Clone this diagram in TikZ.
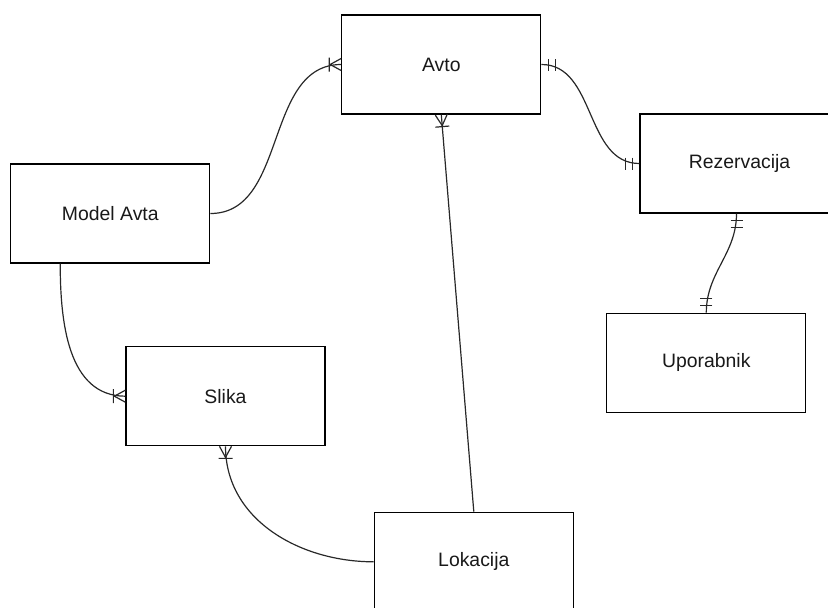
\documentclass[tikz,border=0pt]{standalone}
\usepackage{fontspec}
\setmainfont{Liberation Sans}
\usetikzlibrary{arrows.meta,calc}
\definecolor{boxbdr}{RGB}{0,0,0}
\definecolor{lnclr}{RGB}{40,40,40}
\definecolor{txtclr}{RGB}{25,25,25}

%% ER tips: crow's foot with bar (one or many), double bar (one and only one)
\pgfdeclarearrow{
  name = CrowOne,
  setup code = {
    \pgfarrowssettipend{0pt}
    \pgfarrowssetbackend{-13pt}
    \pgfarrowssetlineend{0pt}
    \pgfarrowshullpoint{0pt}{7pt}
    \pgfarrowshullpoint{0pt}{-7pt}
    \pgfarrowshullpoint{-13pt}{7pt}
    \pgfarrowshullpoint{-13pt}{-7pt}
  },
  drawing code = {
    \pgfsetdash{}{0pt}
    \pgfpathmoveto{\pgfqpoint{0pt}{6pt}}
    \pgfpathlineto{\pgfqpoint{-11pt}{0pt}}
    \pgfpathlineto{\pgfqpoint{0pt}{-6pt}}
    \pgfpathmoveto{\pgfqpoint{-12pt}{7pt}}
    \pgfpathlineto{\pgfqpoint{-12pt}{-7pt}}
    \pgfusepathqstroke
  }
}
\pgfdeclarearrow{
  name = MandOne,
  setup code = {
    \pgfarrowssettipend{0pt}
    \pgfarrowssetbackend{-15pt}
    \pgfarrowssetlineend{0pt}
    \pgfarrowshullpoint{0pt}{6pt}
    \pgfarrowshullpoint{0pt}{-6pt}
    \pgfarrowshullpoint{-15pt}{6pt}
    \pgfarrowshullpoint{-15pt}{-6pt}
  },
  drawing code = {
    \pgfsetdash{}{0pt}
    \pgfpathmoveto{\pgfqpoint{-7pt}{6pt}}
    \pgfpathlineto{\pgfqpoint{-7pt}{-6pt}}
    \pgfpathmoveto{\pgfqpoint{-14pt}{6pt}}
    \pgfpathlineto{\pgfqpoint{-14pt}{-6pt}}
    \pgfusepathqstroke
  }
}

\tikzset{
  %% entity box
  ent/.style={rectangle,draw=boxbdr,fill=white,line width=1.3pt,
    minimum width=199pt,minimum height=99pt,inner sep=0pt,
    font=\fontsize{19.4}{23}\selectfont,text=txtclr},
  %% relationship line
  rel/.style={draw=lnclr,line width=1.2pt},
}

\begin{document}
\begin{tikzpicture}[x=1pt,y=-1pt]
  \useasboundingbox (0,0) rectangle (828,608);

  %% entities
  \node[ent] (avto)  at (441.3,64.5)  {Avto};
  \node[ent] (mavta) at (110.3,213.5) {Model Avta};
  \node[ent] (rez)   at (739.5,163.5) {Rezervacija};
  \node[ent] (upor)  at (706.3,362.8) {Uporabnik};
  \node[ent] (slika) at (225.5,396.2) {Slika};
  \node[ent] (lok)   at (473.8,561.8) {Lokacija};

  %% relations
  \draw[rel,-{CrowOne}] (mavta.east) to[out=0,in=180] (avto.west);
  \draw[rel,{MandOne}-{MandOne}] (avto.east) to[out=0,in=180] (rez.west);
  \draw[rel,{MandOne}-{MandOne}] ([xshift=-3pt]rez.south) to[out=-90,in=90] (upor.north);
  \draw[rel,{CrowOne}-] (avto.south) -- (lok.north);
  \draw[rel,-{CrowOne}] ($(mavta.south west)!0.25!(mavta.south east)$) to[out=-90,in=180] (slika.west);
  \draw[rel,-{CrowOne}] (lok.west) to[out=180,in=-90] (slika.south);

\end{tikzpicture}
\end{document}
========================================================================
→ Task instructions: Copy the material above in full and exactly, skipping pictures.

→ Full output:
Clone this diagram in TikZ.
\documentclass[tikz,border=0pt]{standalone}
\usepackage{fontspec}
\setmainfont{Liberation Sans}
\usetikzlibrary{arrows.meta,calc}
\definecolor{boxbdr}{RGB}{0,0,0}
\definecolor{lnclr}{RGB}{40,40,40}
\definecolor{txtclr}{RGB}{25,25,25}

%% ER tips: crow's foot with bar (one or many), double bar (one and only one)
\pgfdeclarearrow{
  name = CrowOne,
  setup code = {
    \pgfarrowssettipend{0pt}
    \pgfarrowssetbackend{-13pt}
    \pgfarrowssetlineend{0pt}
    \pgfarrowshullpoint{0pt}{7pt}
    \pgfarrowshullpoint{0pt}{-7pt}
    \pgfarrowshullpoint{-13pt}{7pt}
    \pgfarrowshullpoint{-13pt}{-7pt}
  },
  drawing code = {
    \pgfsetdash{}{0pt}
    \pgfpathmoveto{\pgfqpoint{0pt}{6pt}}
    \pgfpathlineto{\pgfqpoint{-11pt}{0pt}}
    \pgfpathlineto{\pgfqpoint{0pt}{-6pt}}
    \pgfpathmoveto{\pgfqpoint{-12pt}{7pt}}
    \pgfpathlineto{\pgfqpoint{-12pt}{-7pt}}
    \pgfusepathqstroke
  }
}
\pgfdeclarearrow{
  name = MandOne,
  setup code = {
    \pgfarrowssettipend{0pt}
    \pgfarrowssetbackend{-15pt}
    \pgfarrowssetlineend{0pt}
    \pgfarrowshullpoint{0pt}{6pt}
    \pgfarrowshullpoint{0pt}{-6pt}
    \pgfarrowshullpoint{-15pt}{6pt}
    \pgfarrowshullpoint{-15pt}{-6pt}
  },
  drawing code = {
    \pgfsetdash{}{0pt}
    \pgfpathmoveto{\pgfqpoint{-7pt}{6pt}}
    \pgfpathlineto{\pgfqpoint{-7pt}{-6pt}}
    \pgfpathmoveto{\pgfqpoint{-14pt}{6pt}}
    \pgfpathlineto{\pgfqpoint{-14pt}{-6pt}}
    \pgfusepathqstroke
  }
}

\tikzset{
  %% entity box
  ent/.style={rectangle,draw=boxbdr,fill=white,line width=1.3pt,
    minimum width=199pt,minimum height=99pt,inner sep=0pt,
    font=\fontsize{19.4}{23}\selectfont,text=txtclr},
  %% relationship line
  rel/.style={draw=lnclr,line width=1.2pt},
}

\begin{document}
\begin{tikzpicture}[x=1pt,y=-1pt]
  \useasboundingbox (0,0) rectangle (828,608);

  %% entities
  \node[ent] (avto)  at (441.3,64.5)  {Avto};
  \node[ent] (mavta) at (110.3,213.5) {Model Avta};
  \node[ent] (rez)   at (739.5,163.5) {Rezervacija};
  \node[ent] (upor)  at (706.3,362.8) {Uporabnik};
  \node[ent] (slika) at (225.5,396.2) {Slika};
  \node[ent] (lok)   at (473.8,561.8) {Lokacija};

  %% relations
  \draw[rel,-{CrowOne}] (mavta.east) to[out=0,in=180] (avto.west);
  \draw[rel,{MandOne}-{MandOne}] (avto.east) to[out=0,in=180] (rez.west);
  \draw[rel,{MandOne}-{MandOne}] ([xshift=-3pt]rez.south) to[out=-90,in=90] (upor.north);
  \draw[rel,{CrowOne}-] (avto.south) -- (lok.north);
  \draw[rel,-{CrowOne}] ($(mavta.south west)!0.25!(mavta.south east)$) to[out=-90,in=180] (slika.west);
  \draw[rel,-{CrowOne}] (lok.west) to[out=180,in=-90] (slika.south);

\end{tikzpicture}
\end{document}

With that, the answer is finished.